The fall of the Berlin wall was a great opportunity missed for America
the
victor to become the global force for good it thinks it is. The fall
of the
twin towers was a chance to reclaim that lost global respect, but in
every
action Bush has swelled the ranks of those who cheered in the streets
when
it happened.
ICM's poll reveals a world that thinks America arrogant, less cultured,
a
worse place to live than their own countries and a threat to world
peace.
Is that hatred now irreversibly hardwired?
A Kerry win might still do much to heal the rift, just by showing America
publicly renouncing Bush and all his works. Peering into Kerry's muddy
campaign messages, it is unclear whether the man can be far-sighted,
brave
and decisive. On Nato troops, for example, he first said he would consider
withdrawing them, then said it was a mistake, then that it should be
done
but more slowly.
The insane necessities of a presidential campaign make it impossible
to
know what manner of president will emerge at the end, but if Kerry
does
indeed make it his mission to repair America's global standing, he
will
have a brief window of global goodwill in which to try his best.

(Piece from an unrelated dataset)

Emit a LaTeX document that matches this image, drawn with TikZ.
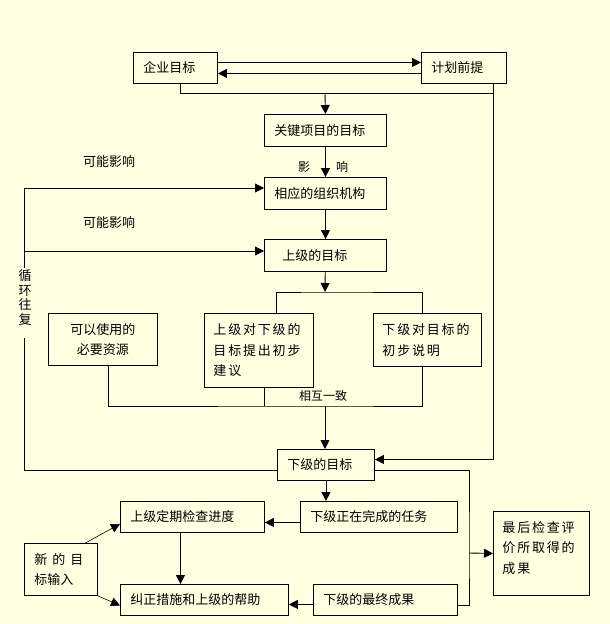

The underlying picture of attitudes towards America suggests a miasma
of
confusion and deep emotion: the idea of America is woven deep into
the
universal imagination. When prompted, the world can also admit to seeing
the US as that beacon of liberty and opportunity that Americans dream
themselves to be.
Hardly a child born can avoid drinking in the great American myth from
those Disney realms where the simple, humble and virtuous win through
every
time against the rich, corrupt and greedy. How is that self-image squared
with the monster the world perceives? The old Hollywood morality tales
from
Shane and It's a Wonderful Life still spin out into Spiderman or I,
Robot,
celebrating the little guy who beats the monster corporation. Homespun
American goodness warring with the cruelties of raw capitalism is the
dominant Hollywood theme, yet little of this culture enters the US
political bloodstream.
Between the American ideal and the American reality falls the longest
shadow. Discuss. It's well worth more study. If John Kerry wins and
sets
about repairing the damage Bush has done, it may get American studies
flourishing again - and stem the global tide of anti-Americanism.